Exercise goal:
Set down the data below from its first line to the line holding "const methods = ['Simulation', 'Classical', 'HC3', 'HC4'];", inclusive; omit all pictures.
────────────────────────────────────────
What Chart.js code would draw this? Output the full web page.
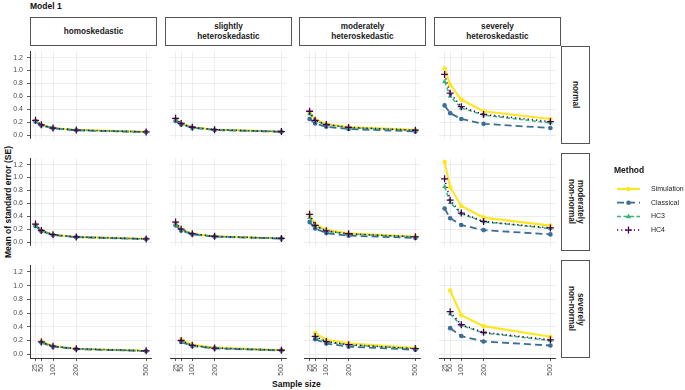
<!DOCTYPE html>
<html>
<head>
<meta charset="utf-8">
<script src="https://cdn.jsdelivr.net/npm/chart.js@4.4.1/dist/chart.umd.min.js"></script>
<style>
  body { margin: 0; background: #fff; font-family: "Liberation Sans", Arial, sans-serif; }
  #wrap { position: relative; width: 685px; height: 390px; overflow: hidden; }
  #wrap canvas { position: absolute; }
  .strip {
    position: absolute; box-sizing: border-box; border: 1px solid #555; background: #fff;
    display: flex; align-items: center; justify-content: center; text-align: center;
    font-size: 8.2px; font-weight: bold; color: #1a1a1a; line-height: 1.15;
  }
  .strip.side { writing-mode: vertical-rl; }
  .txt { position: absolute; white-space: nowrap; color: #111; }
</style>
</head>
<body>
<div id="wrap">
  <div class="txt" style="left:30px;top:1px;font-size:8.5px;font-weight:bold;">Model 1</div>
  <div class="txt" style="left:0;top:197px;width:16px;height:10px;font-size:8.5px;font-weight:bold;text-align:center;">
    <div style="position:absolute;left:50%;top:50%;transform:translate(-50%,-50%) rotate(-90deg);">Mean of standard error (SE)</div>
  </div>
  <div class="txt" style="left:272px;top:379px;font-size:8.5px;font-weight:bold;">Sample size</div>
</div>
<script>
const sampleSizes = [25, 50, 100, 200, 500];
const yTicks = [0, 0.2, 0.4, 0.6, 0.8, 1.0, 1.2];
const colLabels = [['homoskedastic'], ['slightly', 'heteroskedastic'], ['moderately', 'heteroskedastic'], ['severely', 'heteroskedastic']];
const rowLabels = [['normal'], ['moderately', 'non-normal'], ['severely', 'non-normal']];
const methods = ['Simulation', 'Classical', 'HC3', 'HC4'];

// [row][column][sample size]; rows: normal, moderately, severely non-normal
const simulation = [
  [[0.22, 0.16, 0.11, 0.08, 0.05], [0.25, 0.18, 0.12, 0.085, 0.055], [0.35, 0.24, 0.17, 0.125, 0.08], [1.03, 0.78, 0.55, 0.37, 0.25]],
  [[0.27, 0.18, 0.115, 0.08, 0.05], [0.3, 0.2, 0.13, 0.09, 0.06], [0.42, 0.28, 0.19, 0.135, 0.085], [1.24, 0.85, 0.56, 0.38, 0.255]],
  [[null, 0.19, 0.12, 0.08, 0.05], [null, 0.21, 0.14, 0.095, 0.06], [null, 0.31, 0.21, 0.16, 0.09], [null, 0.93, 0.57, 0.41, 0.255]]
];
const classical = [
  [[0.21, 0.15, 0.105, 0.075, 0.047], [0.22, 0.165, 0.115, 0.08, 0.052], [0.25, 0.18, 0.13, 0.095, 0.058], [0.46, 0.34, 0.25, 0.175, 0.11]],
  [[0.25, 0.17, 0.11, 0.077, 0.048], [0.26, 0.18, 0.12, 0.085, 0.055], [0.31, 0.21, 0.14, 0.1, 0.065], [0.52, 0.37, 0.265, 0.186, 0.12]],
  [[null, 0.17, 0.11, 0.075, 0.047], [null, 0.18, 0.12, 0.085, 0.055], [null, 0.22, 0.155, 0.11, 0.065], [null, 0.38, 0.265, 0.186, 0.127]]
];
const hc3 = [
  [[0.22, 0.155, 0.11, 0.078, 0.049], [0.24, 0.175, 0.12, 0.084, 0.054], [0.33, 0.22, 0.16, 0.115, 0.075], [0.83, 0.6, 0.42, 0.31, 0.19]],
  [[0.26, 0.175, 0.112, 0.079, 0.05], [0.28, 0.19, 0.125, 0.088, 0.057], [0.38, 0.25, 0.17, 0.125, 0.08], [0.86, 0.61, 0.44, 0.315, 0.21]],
  [[null, 0.175, 0.115, 0.078, 0.049], [null, 0.19, 0.125, 0.088, 0.057], [null, 0.25, 0.18, 0.135, 0.08], [null, 0.59, 0.42, 0.31, 0.2]]
];
const hc4 = [
  [[0.23, 0.16, 0.11, 0.079, 0.05], [0.26, 0.18, 0.122, 0.085, 0.055], [0.37, 0.23, 0.165, 0.12, 0.077], [0.94, 0.65, 0.44, 0.32, 0.21]],
  [[0.28, 0.18, 0.115, 0.08, 0.05], [0.31, 0.2, 0.13, 0.09, 0.058], [0.43, 0.26, 0.175, 0.13, 0.082], [0.98, 0.65, 0.45, 0.32, 0.22]],
  [[null, 0.18, 0.117, 0.08, 0.05], [null, 0.2, 0.13, 0.09, 0.058], [null, 0.26, 0.185, 0.14, 0.082], [null, 0.62, 0.43, 0.32, 0.21]]
];

const seriesData = { Simulation: simulation, Classical: classical, HC3: hc3, HC4: hc4 };
const STYLE = {
  Simulation: { color: '#FDE725', dash: [], width: 2.2, point: 'circle', radius: 2.3, order: 4 },
  Classical: { color: '#3B6E97', dash: [7, 4], width: 1.8, point: 'circle', radius: 2.3, order: 3 },
  HC3: { color: '#35B779', dash: [4, 2.5], width: 1.5, point: 'triangle', radius: 2.8, order: 2 },
  HC4: { color: '#440154', dash: [1.2, 3], width: 1.5, point: 'cross', radius: 3.5, order: 1 }
};

const PANEL_LEFT = [30, 165, 299, 434];
const PANEL_TOP = [46, 153, 260];
const PW = 127, PH = 98;
const FONT = '"Liberation Sans", Arial, sans-serif';

const wrap = document.getElementById('wrap');

const tickLabels = {
  id: 'tickLabels',
  afterDraw(chart, args, opts) {
    const ctx = chart.ctx;
    ctx.save();
    ctx.fillStyle = '#4d4d4d';
    ctx.font = '7px ' + FONT;
    if (opts.y) {
      const ys = chart.scales.y;
      ctx.textAlign = 'right';
      ctx.textBaseline = 'middle';
      yTicks.forEach(v => ctx.fillText(v.toFixed(1), ys.right - 7, ys.getPixelForValue(v)));
    }
    if (opts.x) {
      const xs = chart.scales.x;
      sampleSizes.forEach(v => {
        ctx.save();
        ctx.translate(xs.getPixelForValue(v), xs.top + 6);
        ctx.rotate(-Math.PI / 2);
        ctx.textAlign = 'right';
        ctx.textBaseline = 'middle';
        ctx.fillText(String(v), 0, 0);
        ctx.restore();
      });
    }
    ctx.restore();
  }
};

function makePanel(r, c) {
  const yw = c === 0 ? 30 : 0;
  const xh = r === 2 ? 30 : 0;
  const canvas = document.createElement('canvas');
  canvas.width = PW + yw;
  canvas.height = PH + xh;
  canvas.style.left = (PANEL_LEFT[c] - yw) + 'px';
  canvas.style.top = PANEL_TOP[r] + 'px';
  canvas.style.width = canvas.width + 'px';
  canvas.style.height = canvas.height + 'px';
  wrap.appendChild(canvas);

  const datasets = methods.map(m => {
    const s = STYLE[m];
    const vals = seriesData[m][r][c];
    const pts = [];
    sampleSizes.forEach((n, i) => { if (vals[i] !== null) pts.push({ x: n, y: vals[i] }); });
    return {
      label: m,
      data: pts,
      order: s.order,
      borderColor: s.color,
      backgroundColor: s.color,
      borderWidth: s.width,
      borderDash: s.dash,
      pointStyle: s.point,
      pointRadius: s.radius,
      pointBorderWidth: s.point === 'cross' ? 1.3 : 0,
      pointBackgroundColor: s.color,
      pointBorderColor: s.color,
      tension: 0,
      fill: false
    };
  });

  new Chart(canvas, {
    type: 'line',
    data: { datasets },
    options: {
      responsive: false,
      animation: false,
      devicePixelRatio: 1,
      layout: { padding: 0 },
      plugins: {
        legend: { display: false },
        tooltip: { enabled: false },
        tickLabels: { x: r === 2, y: c === 0 }
      },
      scales: {
        x: {
          type: 'linear',
          min: 1.25,
          max: 523.75,
          afterBuildTicks: s => { s.ticks = sampleSizes.map(v => ({ value: v })); },
          afterFit: s => { s.height = xh; },
          ticks: { display: false },
          grid: { color: '#e6e6e6', lineWidth: 0.7, drawTicks: r === 2, tickLength: 3, tickColor: '#333', tickWidth: 0.8 },
          border: { display: r === 2, color: '#333', width: 1 }
        },
        y: {
          min: -0.055,
          max: 1.297,
          afterBuildTicks: s => { s.ticks = yTicks.map(v => ({ value: v })); },
          afterFit: s => { s.width = yw; },
          ticks: { display: false },
          grid: { color: '#e6e6e6', lineWidth: 0.7, drawTicks: c === 0, tickLength: 3, tickColor: '#333', tickWidth: 0.8 },
          border: { display: c === 0, color: '#333', width: 1 }
        }
      }
    },
    plugins: [tickLabels]
  });
}

for (let r = 0; r < 3; r++) for (let c = 0; c < 4; c++) makePanel(r, c);

// facet strips
colLabels.forEach((lines, c) => {
  const d = document.createElement('div');
  d.className = 'strip';
  d.style.cssText = `left:${PANEL_LEFT[c]}px;top:17px;width:${PW}px;height:29px;`;
  d.innerHTML = lines.join('<br>');
  wrap.appendChild(d);
});
rowLabels.forEach((lines, r) => {
  const d = document.createElement('div');
  d.className = 'strip side';
  d.style.cssText = `left:${PANEL_LEFT[3] + PW}px;top:${PANEL_TOP[r]}px;width:29px;height:${PH}px;`;
  d.innerHTML = lines.join('<br>');
  wrap.appendChild(d);
});

// legend
const leg = document.createElement('canvas');
leg.width = 73; leg.height = 80;
leg.style.left = '612px'; leg.style.top = '162px';
wrap.appendChild(leg);
const lc = leg.getContext('2d');
lc.fillStyle = '#111';
lc.font = 'bold 8.5px ' + FONT;
lc.textBaseline = 'middle';
lc.fillText('Method', 2, 9);
methods.forEach((m, i) => {
  const s = STYLE[m];
  const y = 27 + i * 13.7;
  lc.save();
  lc.strokeStyle = s.color; lc.fillStyle = s.color;
  lc.lineWidth = s.width;
  lc.setLineDash(s.dash);
  lc.beginPath(); lc.moveTo(5, y); lc.lineTo(28, y); lc.stroke();
  lc.setLineDash([]);
  const cx = 16.5;
  if (s.point === 'circle') { lc.beginPath(); lc.arc(cx, y, s.radius, 0, Math.PI * 2); lc.fill(); }
  else if (s.point === 'triangle') { lc.beginPath(); lc.moveTo(cx, y - 2.8); lc.lineTo(cx + 2.6, y + 1.8); lc.lineTo(cx - 2.6, y + 1.8); lc.closePath(); lc.fill(); }
  else { lc.lineWidth = 1.3; lc.beginPath(); lc.moveTo(cx - 3.5, y); lc.lineTo(cx + 3.5, y); lc.moveTo(cx, y - 3.5); lc.lineTo(cx, y + 3.5); lc.stroke(); }
  lc.restore();
  lc.fillStyle = '#222';
  lc.font = '7px ' + FONT;
  lc.fillText(m, 39, y);
});
</script>
</body>
</html>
────────────────────────────────────────
Solved problem:
What Chart.js code would draw this? Output the full web page.
<!DOCTYPE html>
<html>
<head>
<meta charset="utf-8">
<script src="https://cdn.jsdelivr.net/npm/chart.js@4.4.1/dist/chart.umd.min.js"></script>
<style>
  body { margin: 0; background: #fff; font-family: "Liberation Sans", Arial, sans-serif; }
  #wrap { position: relative; width: 685px; height: 390px; overflow: hidden; }
  #wrap canvas { position: absolute; }
  .strip {
    position: absolute; box-sizing: border-box; border: 1px solid #555; background: #fff;
    display: flex; align-items: center; justify-content: center; text-align: center;
    font-size: 8.2px; font-weight: bold; color: #1a1a1a; line-height: 1.15;
  }
  .strip.side { writing-mode: vertical-rl; }
  .txt { position: absolute; white-space: nowrap; color: #111; }
</style>
</head>
<body>
<div id="wrap">
  <div class="txt" style="left:30px;top:1px;font-size:8.5px;font-weight:bold;">Model 1</div>
  <div class="txt" style="left:0;top:197px;width:16px;height:10px;font-size:8.5px;font-weight:bold;text-align:center;">
    <div style="position:absolute;left:50%;top:50%;transform:translate(-50%,-50%) rotate(-90deg);">Mean of standard error (SE)</div>
  </div>
  <div class="txt" style="left:272px;top:379px;font-size:8.5px;font-weight:bold;">Sample size</div>
</div>
<script>
const sampleSizes = [25, 50, 100, 200, 500];
const yTicks = [0, 0.2, 0.4, 0.6, 0.8, 1.0, 1.2];
const colLabels = [['homoskedastic'], ['slightly', 'heteroskedastic'], ['moderately', 'heteroskedastic'], ['severely', 'heteroskedastic']];
const rowLabels = [['normal'], ['moderately', 'non-normal'], ['severely', 'non-normal']];
const methods = ['Simulation', 'Classical', 'HC3', 'HC4'];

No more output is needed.